Christian Frederik von Schalburg (15 April 1906 – 2 June 1942) was a Danish army officer who served as commander of the Free Corps Denmark and as a German Waffen-SS Obersturmbannfuehrer during World War II.
Biography[]
Christian Frederik von Schalburg was born in Zmeinogorsk, Russian Empire on 15 April 1906, the son of a Danish noble and a Ukrainian noblewoman. He was educated at Czar Nicholas II of Russia's cadet corps before fleeing to Denmark in the aftermath of the 1917 Russian Revolution, and he came to hate Russia and communism as a result. Von Schalburg joined the Royal Danish Army in 1929, and he became a captain in 1937. In 1939, he became the leader of the youth wing of the Danish Nazi Party after being fired from the army for his mental instability, and he led Danish volunteers to fight for Finland during the Winter War with the Soviet Union.
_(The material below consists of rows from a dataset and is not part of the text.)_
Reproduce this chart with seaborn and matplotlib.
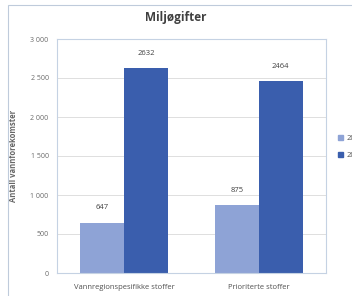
import matplotlib
matplotlib.use('Agg')
import matplotlib.pyplot as plt
import matplotlib.patches as mpatches
from matplotlib.ticker import FuncFormatter
import pandas as pd
import seaborn as sns

# Data
kategorier = ['Vannregionspesifikke stoffer', 'Prioriterte stoffer']
aar = ['2015', '2021']
verdier_forste = [647, 875]
verdier_andre = [2632, 2464]
farger = ['#8EA3D6', '#3A5EAD']

df = pd.DataFrame({
    'kategori': kategorier * 2,
    'aar': [aar[0]] * 2 + [aar[1]] * 2,
    'antall': verdier_forste + verdier_andre,
})

sns.set_theme(style='white')
plt.rcParams['font.family'] = ['Open Sans', 'DejaVu Sans']

fig = plt.figure(figsize=(3.52, 2.96), dpi=100)
fig.patch.set_facecolor('white')

# outer chart frame (cut off at the right edge in the reference)
frame = mpatches.Rectangle((8 / 352, -0.01), 1.0, 1 - 5 / 296 + 0.01,
                           transform=fig.transFigure, fill=False,
                           edgecolor='#BFCBDB', linewidth=0.8)
fig.add_artist(frame)

ax = fig.add_axes([57 / 352, 23 / 296, 269 / 352, 234 / 296])

sns.barplot(data=df, x='kategori', y='antall', hue='aar', order=kategorier,
            hue_order=aar, palette=farger, width=0.655, gap=0,
            saturation=1, linewidth=0, ax=ax, legend=False)

for cont in ax.containers:
    ax.bar_label(cont, fmt='%d', padding=8, fontsize=5.5, color='#404040')

ax.set_ylim(0, 3000)
ax.set_yticks(range(0, 3001, 500))
ax.yaxis.set_major_formatter(FuncFormatter(lambda v, p: f'{int(v):,}'.replace(',', ' ')))
ax.grid(axis='y', color='#D9D9D9', linewidth=0.6)
ax.set_axisbelow(True)
for s in ax.spines.values():
    s.set_color('#C5D2E3')
    s.set_linewidth(0.8)

ax.tick_params(axis='y', labelsize=5, colors='#6A6A6A', length=0, pad=6)
ax.tick_params(axis='x', labelsize=5.5, colors='#505050', length=0, pad=8)
ax.set_xlabel('')
ax.set_ylabel('Antall vannforekomster', fontsize=5.5, fontweight='bold',
              color='#666666', labelpad=9)

fig.text(176 / 352, 1 - 18 / 296, 'Miljøgifter', ha='center', va='center',
         fontsize=8.5, fontweight='bold', color='#404040')

handles = [mpatches.Patch(color=c, label=a) for c, a in zip(farger, aar)]
fig.legend(handles=handles, loc='center left',
           bbox_to_anchor=(331 / 352, 1 - 147 / 296), frameon=False,
           fontsize=5.5, handlelength=0.7, handleheight=0.7,
           handletextpad=0.4, labelspacing=1.2, labelcolor='#505050')

fig.savefig('out.png', dpi=100)
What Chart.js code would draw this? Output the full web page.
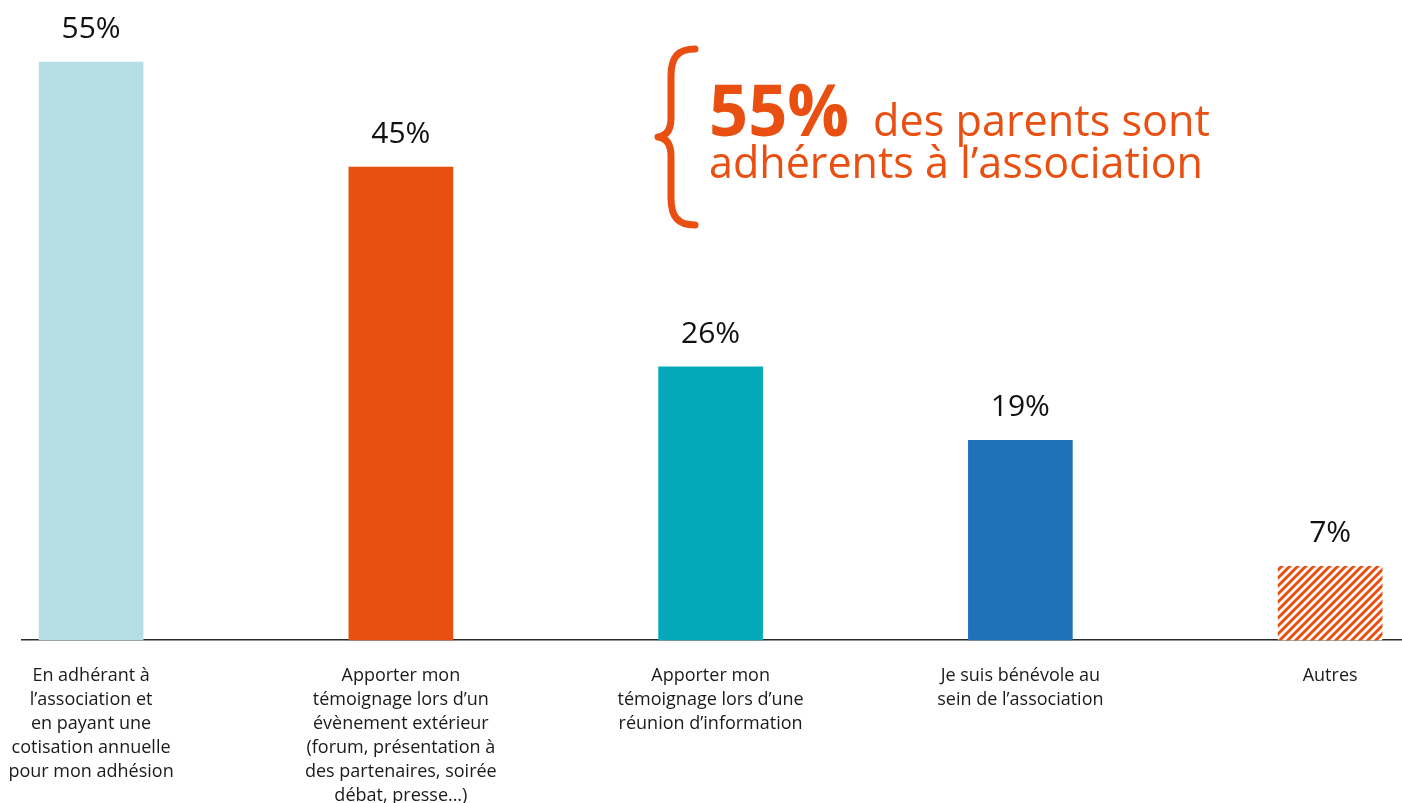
<!DOCTYPE html>
<html lang="fr">
<head>
  <meta charset="UTF-8">
  <title>Engagement des parents dans l'association</title>
  <script src="https://cdn.jsdelivr.net/npm/chart.js"></script>
  <style>
    html, body { margin: 0; padding: 0; background: #fff; }
    #cadre { width: 1402px; height: 803px; }
  </style>
</head>
<body>
  <div id="cadre"><canvas id="graphique"></canvas></div>

  <script>
    // Catégories (libellés sur plusieurs lignes)
    const categories = [
      ['En adhérant à', 'l’association et', 'en payant une', 'cotisation annuelle', 'pour mon adhésion'],
      ['Apporter mon', 'témoignage lors d’un', 'évènement extérieur', '(forum, présentation à', 'des partenaires, soirée', 'débat, presse…)'],
      ['Apporter mon', 'témoignage lors d’une', 'réunion d’information'],
      ['Je suis bénévole au', 'sein de l’association'],
      ['Autres']
    ];
    // Pourcentages de réponses
    const pourcentages = [55, 45, 26, 19, 7];
    // Texte de l'encadré
    const chiffreCle = '55%';
    const texteCle = ['des parents sont', 'adhérents à l’association'];

    const ORANGE = '#e84f11';

    // Motif hachuré pour la barre "Autres"
    function motifHachures(couleur) {
      const t = 8;
      const c = document.createElement('canvas');
      c.width = t; c.height = t;
      const g = c.getContext('2d');
      g.fillStyle = '#fff';
      g.fillRect(0, 0, t, t);
      g.strokeStyle = couleur;
      g.lineWidth = 3;
      g.beginPath();
      g.moveTo(-2, t + 2); g.lineTo(t + 2, -2);
      g.moveTo(-2, 2); g.lineTo(2, -2);
      g.moveTo(t - 2, t + 2); g.lineTo(t + 2, t - 2);
      g.stroke();
      return g.createPattern(c, 'repeat');
    }

    // Valeurs au-dessus des barres
    const etiquettesValeurs = {
      id: 'etiquettesValeurs',
      afterDatasetsDraw(chart) {
        const ctx = chart.ctx;
        ctx.save();
        ctx.font = '30px "Open Sans"';
        ctx.fillStyle = '#111';
        ctx.textAlign = 'center';
        ctx.textBaseline = 'alphabetic';
        chart.getDatasetMeta(0).data.forEach((barre, i) => {
          ctx.fillText(pourcentages[i] + '%', barre.x, barre.y - 24);
        });
        ctx.restore();
      }
    };

    function texteAjuste(ctx, texte, x, y, largeur, police) {
      ctx.font = police;
      const w = ctx.measureText(texte).width;
      ctx.save();
      ctx.translate(x, y);
      ctx.scale(largeur / w, 1);
      ctx.fillText(texte, 0, 0);
      ctx.restore();
    }

    // Accolade + texte clé
    const encadre = {
      id: 'encadre',
      afterDraw(chart) {
        const ctx = chart.ctx;
        ctx.save();
        ctx.strokeStyle = ORANGE;
        ctx.lineWidth = 7;
        ctx.lineCap = 'round';
        ctx.lineJoin = 'round';
        ctx.beginPath();
        ctx.moveTo(695, 49);
        ctx.bezierCurveTo(678, 49, 671, 57, 671, 76);
        ctx.lineTo(671, 118);
        ctx.bezierCurveTo(671, 130, 666, 136, 658, 137);
        ctx.bezierCurveTo(666, 138, 671, 144, 671, 156);
        ctx.lineTo(671, 198);
        ctx.bezierCurveTo(671, 217, 678, 225, 695, 225);
        ctx.stroke();

        ctx.fillStyle = ORANGE;
        ctx.textAlign = 'left';
        ctx.textBaseline = 'alphabetic';
        texteAjuste(ctx, chiffreCle, 709, 136, 140, 'bold 72px "Open Sans"');
        texteAjuste(ctx, texteCle[0], 873, 136, 337, '44px "Open Sans"');
        texteAjuste(ctx, texteCle[1], 709, 178, 494, '44px "Open Sans"');
        ctx.restore();
      }
    };

    const config = {
      type: 'bar',
      data: {
        datasets: [{
          data: pourcentages.map((v, i) => ({ x: i, y: v })),
          backgroundColor: ['#b5dfe4', ORANGE, '#03a9b9', '#1f72b8', motifHachures(ORANGE)],
          borderWidth: 0,
          barThickness: 104,
          clip: false
        }]
      },
      options: {
        responsive: true,
        maintainAspectRatio: false,
        animation: false,
        layout: { padding: { left: 22, right: 0, top: 9.5, bottom: 0 } },
        plugins: {
          legend: { display: false },
          tooltip: { enabled: false }
        },
        scales: {
          x: {
            type: 'linear',
            offset: false,
            min: -0.223,
            max: 4.232,
            grid: { display: false, drawTicks: false, offset: false },
            border: { display: true, color: '#2a2a2a', width: 1.5 },
            afterBuildTicks: (s) => { s.ticks = categories.map((_, i) => ({ value: i })); },
            afterFit: (s) => {
              s.height = 163;
              s.paddingLeft = 0;
              s.paddingRight = 0;
            },
            ticks: {
              autoSkip: false,
              maxRotation: 0,
              minRotation: 0,
              padding: 24,
              color: '#1a1a1a',
              font: { family: '"Open Sans"', size: 18, lineHeight: 24 / 18 },
              callback: (v) => categories[v]
            }
          },
          y: {
            display: false,
            min: 0,
            max: 60
          }
        }
      },
      plugins: [etiquettesValeurs, encadre]
    };

    new Chart(document.getElementById('graphique').getContext('2d'), config);
  </script>
</body>
</html>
He was absent from Denmark when the country was occupied by Nazi Germany in 1940, and he was upset that the Danes put up no resistance to the invaders, despite holding national socialist views himself. In September 1940, Von Schalburg joined the Waffen-SS and served in the 5th SS Panzer Division Wiking as an SS-Hauptsturmfuehrer, serving on the divisional staff during Operation Barbarossa. In February 1942, he took command of Free Corps Denmark, which was deployed to the front lines in the Soviet Union in May 1942. On 2 June 1942, he was killed by fragments from a Soviet artillery shell in the Demyansk Pocket while trying to rally his faltering men. He was posthumously promoted to SS-Obersturmbannfuehrer, and the Schalburg Corps was named in his honor.